The Comfort of Illusion
We have come to prefer the comfortable lie to the uncomfortable truth —Bill Moyers, Washington Post, September 1, 1991.
Why is President Bush popular? The answer is really quite simple. Americans prefer the comfort of illusion. Americans want to believe in myths and fairy tales. Logic is reserved for the most interesting characters of science fiction. The majority of Americans prefer to play make-believe. Politicians understand our collective need to be comfortable and play to that need.
Here are some myths that need to be challenged.
There is one God and He's on our side.
I apologize to the millions of caring Americans (including Bill Moyers) whose religious faith gives them both strength and courage but listening to apologists of Trent Lott point to his religious faith as they absolve him of his sins has sent me into a rant. Like Trent, I believe that Christianity and other monotheistic religions should be taught in public schools. Unlike Trent, I would combine them with a curriculum including Greek and Native American mythology. I loved Greek mythology and I am sure that kids would love to be taught Judeo-Christian mythology as well. Mythology that explains creation—along with countless stories of temptation, murder, sex, and violence—should keep the kids awake in class.

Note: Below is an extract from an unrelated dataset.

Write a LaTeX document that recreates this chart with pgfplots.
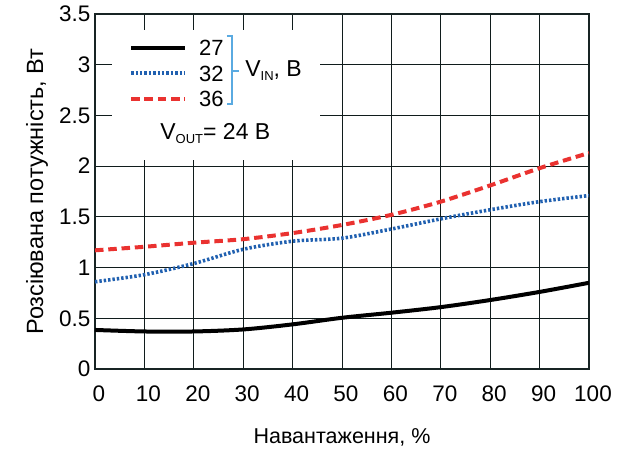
\documentclass[border=0pt]{standalone}
\usepackage{fontspec}
\setmainfont{Liberation Sans}
\usepackage{pgfplots}
\pgfplotsset{compat=1.18}
\definecolor{cred}{RGB}{234,50,48}
\definecolor{cblue}{RGB}{32,96,176}
\definecolor{cbrack}{RGB}{90,170,225}
\definecolor{gridc}{RGB}{16,28,28}
\definecolor{axc}{RGB}{24,36,36}
\newcommand{\sub}[1]{\raisebox{-4pt}{\fontsize{13}{13}\selectfont #1}}
\begin{document}
\begin{tikzpicture}[x=1pt,y=1pt]
\useasboundingbox (-95,-83) rectangle (529,369);
\begin{axis}[
  at={(0,0)}, anchor=south west,
  scale only axis, width=494pt, height=355pt,
  xmin=0, xmax=100, ymin=0, ymax=3.5,
  xtick={0,10,...,100}, ytick={0,0.5,...,3.5},
  grid=major,
  major grid style={line width=1pt, color=gridc},
  axis line style={line width=2pt, color=axc},
  major tick length=0pt, tick style={draw=none},
  ticklabel style={font=\fontsize{22.5}{22.5}\selectfont},
  /pgf/number format/assume math mode=true,
  xticklabel style={yshift=-13pt, xshift=4pt},
  yticklabel style={xshift=-1pt},
  xlabel={Навантаження, \%},
  ylabel={Розсіювана потужність, Вт},
  xlabel style={font=\fontsize{21.5}{21.5}\selectfont, at={([yshift=-68pt]axis description cs:0.5,0)}, anchor=center},
  ylabel style={font=\fontsize{23.5}{23.5}\selectfont, at={([xshift=-58pt]axis description cs:0,0.5)}, anchor=center},
  legend image code/.code={\draw[#1] (0pt,0pt) -- (54pt,0pt); \path (66pt,0pt);},
  legend cell align=left,
  legend style={at={(axis cs:6.88,3.25)}, anchor=north west, draw=none, fill=none,
    inner sep=0pt, font=\fontsize{22}{22}\selectfont,
    nodes={inner sep=0pt, text height=16pt, text depth=0pt},
    row sep=9.5pt},
]
\fill[white] (axis cs:3.4,2.06) rectangle (axis cs:45.5,3.34);
\addplot[black, line width=4pt, smooth] coordinates {
 (0,0.385) (10,0.37) (20,0.37) (30,0.39) (40,0.44) (50,0.505)
 (60,0.555) (70,0.61) (80,0.68) (90,0.76) (100,0.85)};
\addlegendentry{27}
\addplot[cblue, line width=3.6pt, dash pattern=on 2.4pt off 2pt, smooth] coordinates {
 (0,0.86) (10,0.93) (20,1.04) (30,1.18) (40,1.26) (50,1.29)
 (60,1.38) (70,1.48) (80,1.57) (90,1.65) (100,1.71)};
\addlegendentry{32}
\addplot[cred, line width=4pt, dash pattern=on 8.5pt off 4.8pt, smooth] coordinates {
 (0,1.17) (10,1.205) (20,1.245) (30,1.28) (40,1.34) (50,1.42)
 (60,1.52) (70,1.65) (80,1.81) (90,1.98) (100,2.13)};
\addlegendentry{36}
\draw[cbrack, line width=1.7pt] (axis cs:26.7,3.286) -- (axis cs:27.67,3.286) -- (axis cs:27.67,2.613) -- (axis cs:26.7,2.613);
\draw[cbrack, line width=1.7pt] (axis cs:27.67,2.94) -- (axis cs:29.15,2.94);
\node[anchor=west, font=\fontsize{23}{23}\selectfont, inner sep=0pt] at (axis cs:30.4,2.94) {V\sub{IN}, В};
\node[anchor=west, font=\fontsize{23}{23}\selectfont, inner sep=0pt] at (axis cs:13.2,2.317) {V\sub{OUT}= 24 В};
\end{axis}
\end{tikzpicture}
\end{document}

Understandably, in a time wherein the physical world has constantly revealed more and more of itself, we have chosen to believe in myths to explain what we can not comprehend. We have evolved from worshipping the sustenance of life, to multiple heavenly gods with human bodies and animal heads, to the one real god who made us in his image. My favorite myth is that God made man in his image. It tells us so much about our social development. We are egotists. Not only did our individual genetic material beat 40 million other sperm cells to fertilize that lucky egg, but we also won the God's-favorite-country lottery over 94% of the world's population. We've got God on our side and he's grrrrrrrrreat!
Of course, logic dictates that we made God in our own image. Based on facts and logic, the religious beliefs of many Americans would qualify them as real-life cast members for Milos Forman's One Flew Over the Cuckoo's Nest or Frederick Wiseman's Titicut Follies. George Carlin, whose rant on religion should be in the hall-of-fame of comedy, can speak sensibly about God and religion because he is a comedian. Politicians need to keep telling the comfortable lie.
The United States is intervening in the Middle East to promote democracy and to protect homeland security.
One could be deaf, dumb, and blind and yet comprehend the truth that the United States is intervening in Afghanistan and Iraq to control vast amounts of oil reserves. Oil is why the Soviets invaded Afghanistan and why the United States originally supported the Mujehedeen rebels and their campaign to destroy the oil pipelines that the Soviets attempted to build. Iraq has the second largest oil reserves in the world. The United States has approximately 6% of the world's population and consumes over 20% of the world's oil. We are in Afghanistan for the same reasons the Soviets were; September 11 just gave us a better pretext for invasion than Soviet marketing ever could. Then again, is it not our religous destiny to return to the Tigris and Euphrates Rivers?
A generation of American intervention around the globe has been justified as what the United States of America does to protect the democracy that makes our country great. The 2000 election exposed this myth for all to see. African-Americans were openly and systematically stripped of their right to vote. The suffrage granted to African-Americans after the abolition of slavery and with the advent of Reconstruction had historically been fought by southern Democrats. Those voting rights were now fought vigorously by the Bush family dynasty and the Republican Party, with the aid of the United States Supreme Court. Adding insult to injury, the Court used the equal protection clause of the 14th Amendment to the Constitution to justify handing the presidency to a man and a machine that African Americans had rejected by a 19 to 1 margin. Did Americans rise up in opposition to this travesty of justice to support democracy? No, Americans pretended that the rule of law resolved a crisis when the facts indicated a political coup d'état had taken place. Logic tells the real story. Politicians, especially Republican politicians, need to keep telling the comfortable lie.
President Bush will keep the American people secure.
I question even the premise of this myth, given that the American public is about as secure as a Boston altarboy alone on an overnight camping trip with a parish priest. Bush has thrived on keeping Americans insecure. If not for September 11, Bush's popularity would nosedive. The American people's support for intervention in the Middle East is based on fear. During my lifetime, the Republican Party has used fear of Communists, fear of outside agitators, fear of crime, fear of African-American men, fear of anything different they could exploit for electoral advantage. Bush and the Republicans shamelessly exploited fear associated with September 11 to win a majority of congressional seats and the national media played along.
Bush learned from his father's loss to Clinton that war can obscure the underlying truth of the Bush presidency; tax cuts for the rich and increases in spending will leave Americans burdened by deficits for years to come. Bush's cowboy diplomacy will continue to inflame world tensions, not alleviate them. Logic tells the real story. Politicians need to keep telling the comfortable lie.
Americans appear all too content to prefer a comfortable lie to the uncomfortable truth, a social reality that breeds fascism not democracy.